そんなふうに顔を出すと、必ずそこで会える人がいる。
それが、BEACH CAFEの西條さん。
最初は、友達の友達で、なんとなぁく知っていたものの、挨拶程度の知り合い。
顔を出すたびに、カフェのカウンター越しに、二言三言、言葉を交わすようになり、
ついには、西條さんの顔を見ることでBEACHに来た実感というか、ほっとするというか。

実は、西條さん、本職は雑誌やコマーシャルで活躍する、ベテランのヘア&メイクアーティスト(H&M)。
海外での仕事も多く、東京と逗子を行き来する毎日の中で、カフェの仕事も始めたという。

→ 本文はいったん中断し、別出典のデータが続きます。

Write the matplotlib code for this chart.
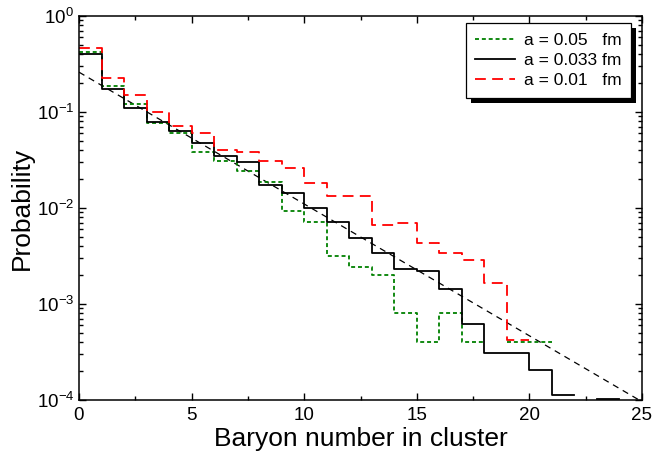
import numpy as np
import matplotlib
matplotlib.use("Agg")
import matplotlib.pyplot as plt
from matplotlib.patches import Rectangle
from matplotlib.transforms import IdentityTransform
from matplotlib.ticker import MultipleLocator, LogLocator, NullFormatter

plt.rcParams['font.family'] = ['Liberation Sans', 'DejaVu Sans']
plt.rcParams['mathtext.default'] = 'regular'

nan = np.nan
# probabilities per baryon-number bin (bin n spans n..n+1)
p_a005 = [0.42, 0.186, 0.12, 0.076, 0.060, 0.038, 0.031, 0.024, 0.0185, 0.0092,
          0.0072, 0.0032, 0.0024, 0.0020, 0.00081, 0.0004, 0.00081, 0.0004, nan,
          0.0004, 0.0004]
p_a0033 = [0.40, 0.173, 0.11, 0.078, 0.063, 0.048, 0.035, 0.030, 0.0172, 0.0142,
           0.0101, 0.0072, 0.0049, 0.0034, 0.0023, 0.0022, 0.00145, 0.00062,
           0.00031, 0.00031, 0.000205, 0.000113, nan, 0.000102]
p_a001 = [0.46, 0.224, 0.15, 0.100, 0.071, 0.061, 0.040, 0.038, 0.031, 0.026,
          0.0184, 0.0132, 0.0132, 0.0067, 0.0070, 0.0043, 0.0034, 0.0029,
          0.00166, 0.00042]
fit_x = [0, 25]
fit_y = [0.26, 9.6e-5]

labels = ["a = 0.05   fm", "a = 0.033 fm", "a = 0.01   fm"]

fig = plt.figure(figsize=(6.52, 4.57), dpi=100)
ax = fig.add_axes([79/652, 1-400/457, 563/652, 384/457])

def stairs(vals, **kw):
    x = np.arange(len(vals) + 1)
    y = list(vals) + [vals[-1]]
    return ax.step(x, y, where='post', **kw)[0]

ax.plot(fit_x, fit_y, color='black', lw=0.9, dashes=(5, 4))
h1 = stairs(p_a005, color='#008000', lw=1.3, dashes=(2.2, 1.6))
h2 = stairs(p_a0033, color='black', lw=1.3)
h3 = stairs(p_a001, color='#ff0000', lw=1.3, dashes=(6, 3.5))

ax.set_yscale('log')
ax.set_xlim(0, 25)
ax.set_ylim(1e-4, 1)
ax.xaxis.set_major_locator(MultipleLocator(5))
ax.xaxis.set_minor_locator(MultipleLocator(2.5))
ax.yaxis.set_major_locator(LogLocator(base=10, numticks=10))
ax.yaxis.set_minor_locator(LogLocator(base=10, subs=np.arange(2, 10), numticks=20))
ax.yaxis.set_minor_formatter(NullFormatter())
ax.tick_params(which='both', direction='in', top=True, right=True, width=1.0,
               labelsize=13.5, colors='black')
ax.tick_params(which='major', length=5)
ax.tick_params(which='minor', length=3)
ax.tick_params(axis='x', pad=5)
for s in ax.spines.values():
    s.set_linewidth(1.1)

ax.set_xlabel('Baryon number in cluster', fontsize=19, labelpad=2)
ax.set_ylabel('Probability', fontsize=19, labelpad=2)

leg = ax.legend([h1, h2, h3], labels, loc='upper right',
                bbox_to_anchor=(0.9805, 0.982), borderaxespad=0,
                fontsize=12.5, fancybox=False, framealpha=1, edgecolor='black',
                handlelength=2.3, handletextpad=0.5, labelspacing=0.3,
                borderpad=0.55)
leg.get_frame().set_linewidth(0.9)

fig.canvas.draw()
bb = leg.get_window_extent()
shadow = Rectangle((bb.x0 + 5, bb.y0 - 5), bb.width, bb.height,
                   transform=IdentityTransform(), facecolor='black',
                   edgecolor='none', zorder=leg.get_zorder() - 0.1,
                   clip_on=False)
ax.add_artist(shadow)

fig.savefig('out.png', dpi=100)
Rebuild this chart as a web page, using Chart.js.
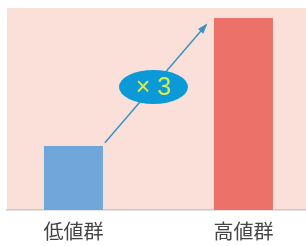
<!DOCTYPE html>
<html>
<head>
<meta charset="utf-8">
<script src="https://cdn.jsdelivr.net/npm/chart.js@4"></script>
<style>
  html, body { margin: 0; padding: 0; background: #ffffff; }
  #chart { display: block; }
</style>
</head>
<body>
<canvas id="chart" width="306" height="246"></canvas>
<script>
// --- data ---
const groups = ['低値群', '高値群'];
const groupPos = [0, 1];
const values = [1, 3];
const barColors = ['#70a7da', '#ec7168'];

const ratio = Math.round(values[1] / values[0]);

// pink plot background
const bgPlugin = {
    id: 'plotBg',
    beforeDraw(chart) {
        const { ctx, chartArea } = chart;
        ctx.save();
        ctx.fillStyle = '#fbdfd9';
        ctx.fillRect(chartArea.left, chartArea.top, chartArea.right - chartArea.left, chartArea.bottom - chartArea.top);
        ctx.restore();
    }
};

// arrow from low bar to high bar with the "× n" bubble
const arrowPlugin = {
    id: 'ratioArrow',
    afterDatasetsDraw(chart) {
        const { ctx, scales: { x, y } } = chart;
        const x0 = x.getPixelForValue(groupPos[0] + 0.185);
        const y0 = y.getPixelForValue(values[0] * 1.05);
        const x1 = x.getPixelForValue(groupPos[1] - 0.22);
        const y1 = y.getPixelForValue(values[1] * 0.963);
        ctx.save();
        ctx.strokeStyle = '#3a93c4';
        ctx.fillStyle = '#3a93c4';
        ctx.lineWidth = 1.5;
        ctx.beginPath();
        ctx.moveTo(x0, y0);
        ctx.lineTo(x1, y1);
        ctx.stroke();
        const ang = Math.atan2(y1 - y0, x1 - x0);
        const len = 9;
        ctx.beginPath();
        ctx.moveTo(x1 + 2 * Math.cos(ang), y1 + 2 * Math.sin(ang));
        ctx.lineTo(x1 - len * Math.cos(ang - 0.4), y1 - len * Math.sin(ang - 0.4));
        ctx.lineTo(x1 - len * Math.cos(ang + 0.4), y1 - len * Math.sin(ang + 0.4));
        ctx.closePath();
        ctx.fill();

        const cx = (x0 + x1) / 2 - 2;
        const cy = (y0 + y1) / 2 + 3;
        ctx.fillStyle = '#0b99d7';
        ctx.beginPath();
        ctx.ellipse(cx, cy, 34.5, 17, 0, 0, Math.PI * 2);
        ctx.fill();
        ctx.fillStyle = '#d9ee45';
        ctx.font = '25px "Liberation Sans", Arial, sans-serif';
        ctx.textAlign = 'center';
        ctx.textBaseline = 'middle';
        ctx.fillText('× ' + ratio, cx, cy + 1);
        ctx.restore();
    }
};

new Chart(document.getElementById('chart'), {
    type: 'bar',
    data: {
        datasets: [{
            data: groupPos.map((p, i) => ({ x: p, y: values[i] })),
            backgroundColor: barColors,
            borderWidth: 0,
            barPercentage: 0.347,
            categoryPercentage: 1
        }]
    },
    options: {
        responsive: false,
        animation: false,
        layout: { padding: { top: 8, left: 7, right: 0, bottom: 0 } },
        plugins: { legend: { display: false }, tooltip: { enabled: false } },
        scales: {
            x: {
                type: 'linear',
                offset: false,
                min: -0.391,
                max: 1.368,
                grid: { display: false, drawTicks: false, offset: false },
                border: { display: true, color: '#c8c8c8', width: 1.5 },
                afterBuildTicks(scale) {
                    scale.ticks = groupPos.map(v => ({ value: v }));
                },
                afterFit(scale) {
                    scale.height = 36;
                },
                ticks: {
                    padding: 9,
                    color: '#444444',
                    font: { family: '"Noto Sans CJK JP", sans-serif', size: 20 },
                    callback: (v) => groups[groupPos.indexOf(v)] ?? ''
                }
            },
            y: {
                display: false,
                min: 0,
                max: 3.156
            }
        }
    },
    plugins: [bgPlugin, arrowPlugin]
});
</script>
</body>
</html>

先日、春分の日に由比ガ浜で企画していたイベントのお知らせメールを西條さんに送ると、
即、返信のメールが届きました。

「こんばんは、なんだか面白そう」という件名とともに、こんな内容。

「ですが、その日はbeachでランチ、と、土日の仕込をしてをやって、
夕方4:30過ぎ位からbeach hulaメンバーが品川付近のライブハウスで踊るらしく、
メイクやってあげる約束をしていて、
19:00過ぎからは撮影が松涛スタジオで入ってるのです。
お時間あえばいいのですが.、。でも友達にも声かけときますね」

ひぇぇ。どう考えても、由比ガ浜に寄っている暇はなさそう。
どうぞご無理なさらないで・・・と思いつつも、仕事も、人のことも、
たっぷりの誠意が感じられたこのメールで、
西條さんが、ぐっと近い存在になった。

森に棲むバンビのようなキュートな雰囲気と、
会う人を和ませる心地よいゆるさ、
そしてもうひとつ「姐さん」と呼びたくなるような、
人情に厚い一面が、西條さんのイメージに加わった。

西條さんって、何者??

マスコミ業界で長年活躍した女性のステレオタイプ的な感じとはまったく違う。
私自身もマスコミの端っこで仕事していたこともあり、飲食店を開いたという共通点もあり、
何か同じ匂いを感じつつも、憧れのまざった好奇心がメラメラと湧き上がった。

BEACHのクラブハウスのカフェ=食の柱を支える西條さん。
バリバリと音を立ててもよさそうなくらい仕事をこなしながらも、
大好きな山や海の暮らしを心から楽しみ、
忙しい毎日を、一見、ゆらゆらと流れるように生きている女性。

20代、30代を経て、40代を素敵に全力で生きる彼女に、
今回は、お話を聞きました。

西条智子さん・プロフィール

1963年6月18日生まれ O型
東京出身 葛飾柴又で育つ。
美容師専門学校を卒業後、青山のサロンに勤務。
H&Mのアシスタントを経て、
フリーのH&Mアーティストとして20年以上活躍。
2007年より、BEACH HAYAMAのクラブハウス内で、
CAFEを運営。現在は「2足のわらじ」で活動中。
結婚し、逗子に住み始めてから9年。
緑に囲まれた逗子の山の上に先週引っ越したばかり。